Ce numéro commença alors d’être imaginé par Christian Verrier, maître de conférences honoraire en sciences de l’éducation, et Jérémy Ianni, doctorant contractuel en sciences de l’éducation, rapidement rejoints par Houria Meddas, doctorante en sciences de l’éducation, qui constituèrent un comité de coordination restreint, épaulé d’autres participant·es4. Ce collectif s’est réuni à de très nombreuses reprises entre janvier 2022 et mars 2024 pour rédiger en commun l’appel à contributions, évoquer les propositions d’articles au fil de leur arrivée. La première année, inspiré de la pédagogie institutionnelle, un « Quoi de neuf » a ouvert chacune de ces réunions à distance en ligne, où chacune et chacun pouvait exprimer quelques idées sur la thématique du sentiment en l’éducation. Des extraits de ces « Quoi de neuf » figurent dans ce numéro, comme autant de marques-jalons de sa réalisation au fil du temps.
L’actualité récente met en exergue l’intérêt que peut revêtir la prise en compte des sentiments en éducation. Ne serait-ce que le phénomène du harcèlement scolaire – pouvant aller jusqu’aux suicides récents et tragiques d’enfants et d’adolescents – qui semble mettre en cause toute une chaîne de responsabilités depuis les élèves eux-mêmes jusqu’aux plus hauts échelons de la hiérarchie des rectorats5. La souffrance psychologique, la détresse morale, la déresponsabilisation, l’inimitié à tout le moins, comme conséquences et causes du harcèlement, apparaissent souvent comme étant connus des membres de l’institution, mais ignorées largement, jusqu’au point de non-retour parfois. Et, ici et là, dans la presse, au ministère de l’Éducation et ailleurs, de préconiser comme remède possible – à l’instar du Danemark dès la maternelle – des enseignements développant la capacité de prise en compte des émotions de l’autre, des « cours d’empathie ».

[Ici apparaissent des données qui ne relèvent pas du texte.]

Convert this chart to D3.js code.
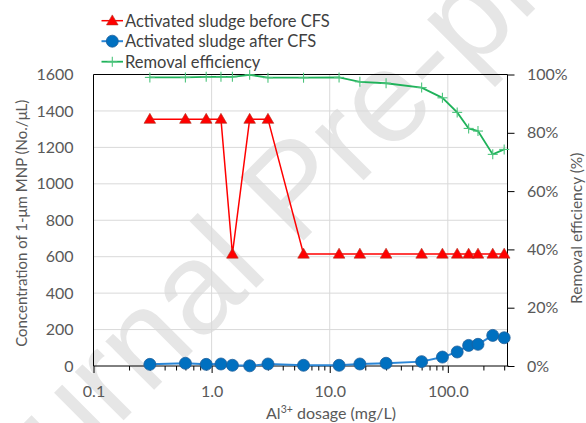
<!DOCTYPE html>
<html>
<head>
<meta charset="utf-8">
<script src="https://cdn.jsdelivr.net/npm/d3@7"></script>
<style>
  body { margin: 0; background: #fff; }
  svg { display: block; }
  text { font-family: Lato, "Open Sans", sans-serif; }
</style>
</head>
<body>
<svg id="chart" width="586" height="423"></svg>
<script>
// Al3+ dosage (mg/L)
const dosage = [0.3, 0.6, 0.9, 1.2, 1.5, 2.1, 3, 6, 12, 18, 30, 60, 90, 120, 150, 180, 240, 300];
// 1-µm MNP concentration (No./µL)
const beforeCFS = [1355, 1355, 1355, 1355, 615, 1355, 1355, 615, 615, 615, 615, 615, 615, 615, 615, 615, 615, 615];
const afterCFS = [9, 15, 9, 11, 4, 1, 11, 4, 4, 11, 15, 24, 49, 77, 113, 119, 168, 155];
// Removal efficiency (%)
const efficiency = [99.0, 99.0, 99.2, 99.2, 99.2, 99.9, 98.9, 98.9, 99.0, 97.5, 97.0, 95.5, 92.0, 87.0, 81.5, 80.6, 72.6, 74.3];

const xMajorTicks = [0.1, 1, 10, 100];
const xMinorTicks = [0.2,0.3,0.4,0.5,0.6,0.7,0.8,0.9, 2,3,4,5,6,7,8,9, 20,30,40,50,60,70,80,90, 200,300];
const yLeftTicks = [0, 200, 400, 600, 800, 1000, 1200, 1400, 1600];
const yRightTicks = [0, 20, 40, 60, 80, 100];

const legendLabels = ["Activated sludge before CFS", "Activated sludge after CFS", "Removal efficiency"];

const COL_RED = "#ff0000", COL_BLUE = "#0070c0", COL_BLUELINE = "#2a86d6", COL_GREEN = "#1fb25a";
const TXT = "#595959";

const svg = d3.select("#chart");
const plot = { left: 93.5, right: 507.5, top: 74.5, bottom: 366 };

const x = d3.scaleLog().domain([0.1, 320]).range([plot.left, plot.right]);
const y = d3.scaleLinear().domain([0, 1600]).range([plot.bottom, plot.top]);
const yR = d3.scaleLinear().domain([0, 100]).range([plot.bottom, plot.top]);

// watermark
svg.append("text")
  .attr("transform", "translate(-31,575) rotate(-45)")
  .style("font-family", "'Liberation Sans', Arial, sans-serif")
  .attr("font-size", 130)
  .attr("fill", "#e6e6e6")
  .text("Journal Pre-proof");

// gridlines
const grid = svg.append("g");
grid.selectAll("line.h").data(yLeftTicks.filter(v => v > 0 && v < 1600)).join("line")
  .attr("x1", plot.left).attr("x2", plot.right)
  .attr("y1", d => y(d)).attr("y2", d => y(d))
  .attr("stroke", "#d9d9d9").attr("stroke-width", 1);
grid.selectAll("line.v").data([1, 10, 100]).join("line")
  .attr("x1", d => x(d)).attr("x2", d => x(d))
  .attr("y1", plot.top).attr("y2", plot.bottom)
  .attr("stroke", "#d9d9d9").attr("stroke-width", 1);

// axes
function styleAxis(g) {
  g.select(".domain").remove();
  g.selectAll("text").attr("fill", TXT).attr("font-size", 16).style("font-family", "Lato, 'Open Sans', sans-serif");
  g.selectAll("line").attr("stroke", "#000");
}

svg.append("g").attr("transform", `translate(0,${plot.bottom})`)
  .call(d3.axisBottom(x).tickValues(xMinorTicks).tickSize(4.5).tickFormat(""))
  .call(styleAxis);
svg.append("g").attr("transform", `translate(0,${plot.bottom})`)
  .call(d3.axisBottom(x).tickValues(xMajorTicks).tickSize(7).tickPadding(13).tickFormat(d3.format(".1f")))
  .call(styleAxis);

svg.append("g").attr("transform", `translate(${plot.left},0)`)
  .call(d3.axisLeft(y).tickValues(yLeftTicks).tickSize(0).tickPadding(20).tickFormat(d3.format("d")))
  .call(styleAxis);

svg.append("g").attr("transform", `translate(${plot.right},0)`)
  .call(d3.axisRight(yR).tickValues(yRightTicks).tickSize(7).tickPadding(12.5).tickFormat(d => d + "%"))
  .call(styleAxis);

// frame lines
const frame = svg.append("g").attr("stroke", "#000").attr("stroke-width", 1);
frame.append("line").attr("x1", plot.left).attr("x2", plot.right + 1).attr("y1", plot.bottom).attr("y2", plot.bottom);
frame.append("line").attr("x1", plot.left).attr("x2", plot.right).attr("y1", plot.top).attr("y2", plot.top);
frame.append("line").attr("x1", plot.left).attr("x2", plot.left).attr("y1", plot.top).attr("y2", plot.bottom);
frame.append("line").attr("x1", plot.right).attr("x2", plot.right).attr("y1", plot.top).attr("y2", plot.bottom);

// axis titles
svg.append("text")
  .attr("transform", `translate(27,${(plot.top + plot.bottom) / 2 + 3}) rotate(-90)`)
  .attr("text-anchor", "middle").attr("font-size", 15).attr("fill", TXT)
  .text("Concentration of 1-μm MNP (No./μL)");
svg.append("text")
  .attr("transform", `translate(582,${(plot.top + plot.bottom) / 2 + 8}) rotate(-90)`)
  .attr("text-anchor", "middle").attr("font-size", 15.5).attr("fill", TXT)
  .text("Removal efficiency (%)");
const xt = svg.append("text")
  .attr("x", 331).attr("y", 419).attr("text-anchor", "middle")
  .attr("font-size", 16).attr("fill", TXT);
xt.append("tspan").text("Al");
xt.append("tspan").attr("font-size", 10.5).attr("dy", -6).text("3+");
xt.append("tspan").attr("dy", 6).text(" dosage (mg/L)");

// series data
const rows = dosage.map((d, i) => ({ d, before: beforeCFS[i], after: afterCFS[i], eff: efficiency[i] }));

const triPath = "M0,-5.8L5.8,4.2L-5.8,4.2Z";
function plus(g, cx, cy) {
  g.append("line").attr("x1", cx - 5).attr("x2", cx + 5).attr("y1", cy).attr("y2", cy);
  g.append("line").attr("x1", cx).attr("x2", cx).attr("y1", cy - 5).attr("y2", cy + 5);
}

// before CFS
svg.append("path").datum(rows)
  .attr("d", d3.line().x(r => x(r.d)).y(r => y(r.before)))
  .attr("fill", "none").attr("stroke", COL_RED).attr("stroke-width", 1.5);
svg.append("g").selectAll("path").data(rows).join("path")
  .attr("d", triPath)
  .attr("transform", r => `translate(${x(r.d)},${y(r.before)})`)
  .attr("fill", COL_RED).attr("stroke", "#b03020").attr("stroke-width", 0.6);

// after CFS
svg.append("path").datum(rows)
  .attr("d", d3.line().x(r => x(r.d)).y(r => y(r.after)))
  .attr("fill", "none").attr("stroke", COL_BLUELINE).attr("stroke-width", 2);
svg.append("g").selectAll("circle").data(rows).join("circle")
  .attr("cx", r => x(r.d)).attr("cy", r => y(r.after)).attr("r", 6)
  .attr("fill", COL_BLUE).attr("stroke", "#1f5f9a").attr("stroke-width", 0.8);

// removal efficiency (secondary axis)
svg.append("path").datum(rows)
  .attr("d", d3.line().x(r => x(r.d)).y(r => yR(r.eff)))
  .attr("fill", "none").attr("stroke", COL_GREEN).attr("stroke-width", 1.8);
const pg = svg.append("g").attr("stroke", "#4cc47c").attr("stroke-width", 1.1);
rows.forEach(r => plus(pg, x(r.d), yR(r.eff)));

// legend
const legendY = [20.7, 41.2, 61.7];
const lg = svg.append("g");
lg.append("line").attr("x1", 101.5).attr("x2", 123).attr("y1", legendY[0]).attr("y2", legendY[0]).attr("stroke", COL_RED).attr("stroke-width", 1.5);
lg.append("path").attr("d", triPath).attr("transform", `translate(112.3,${legendY[0]})`).attr("fill", COL_RED).attr("stroke", "#b03020").attr("stroke-width", 0.6);
lg.append("line").attr("x1", 101.5).attr("x2", 123).attr("y1", legendY[1]).attr("y2", legendY[1]).attr("stroke", COL_BLUELINE).attr("stroke-width", 2);
lg.append("circle").attr("cx", 112.3).attr("cy", legendY[1]).attr("r", 6).attr("fill", COL_BLUE).attr("stroke", "#1f5f9a").attr("stroke-width", 0.8);
lg.append("line").attr("x1", 101.5).attr("x2", 123).attr("y1", legendY[2]).attr("y2", legendY[2]).attr("stroke", COL_GREEN).attr("stroke-width", 1.8);
const lp = lg.append("g").attr("stroke", "#4cc47c").attr("stroke-width", 1.1);
plus(lp, 112.3, legendY[2]);
lg.selectAll("text").data(legendLabels).join("text")
  .attr("x", 125).attr("y", (d, i) => legendY[i]).attr("dy", "0.36em")
  .attr("font-size", 16.5).attr("fill", "#404040")
  .text(d => d);
</script>
</body>
</html>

On notera à l’inverse, en Belgique, l’incendie d’une école et des manifestations d’opposants à des cours obligatoires sur la « vie relationnelle, affective et sexuelle » (EVRAS), programme imaginé pour répondre aux questions d’élèves relatives à l’intimité6. Certes l’affectif se voit ici lié à la sexualité, néanmoins la dimension affective est clairement énoncée en tant que visée éducative importante. Et que dire des opposant·es, intégristes religieux et religieuses et autres milieux complotistes, si ce n’est que leur opposition possède très probablement, elle aussi, ses propres ressorts affectifs particuliers, émotionnels, passionnels, empreints de sentiments multiples ?
Les sentiments inévitablement à l’œuvre dans l’éducation sont peut-être généralement trop tenus à distance par la doxa traitant de l’éducatif, et davantage encore durant la dernière décennie avec la montée des engouements ministériels – et d’autres comités spécialisés présidant au devenir de l’éducation – pour le cognitivisme, les neurosciences, la neuro-éducation, vues comme clés-remèdes universels aux maux des apprenants. Ces sentiments et leurs activités constantes, mais souvent sous-jacentes à ce qui se perçoit au premier regard pressé – voire aux tests de neurologie –, peuvent sembler être devenus des éléments mineurs parmi les démarches éducatives, alors qu’ils en sont peut-être le cœur battant.
En contrepoint de ces regrettables tendances contemporaines, ce numéro envisage de rendre compte de l’importance considérable que prennent les sentiments dans tout épisode éducatif, qu’il soit formel, non formel ou informel, avec les répercussions nombreuses engendrées chez les individus, dans les groupes, les institutions, et même le politique.
Bien entendu, la pessimiste éducation sentimentale flaubertienne sera lue aussi, dans les articles présentés, en son versant optimiste : celui d’un développement existentiel qui tout au long de la vie devient plus harmonieux pour chacune et chacun. Une finalité éducative, donc, tout à fait intéressante et sans doute des plus nécessaires.
Houria Meddas, Jérémy Ianni et Christian Verrier, coordinateurs du numéro.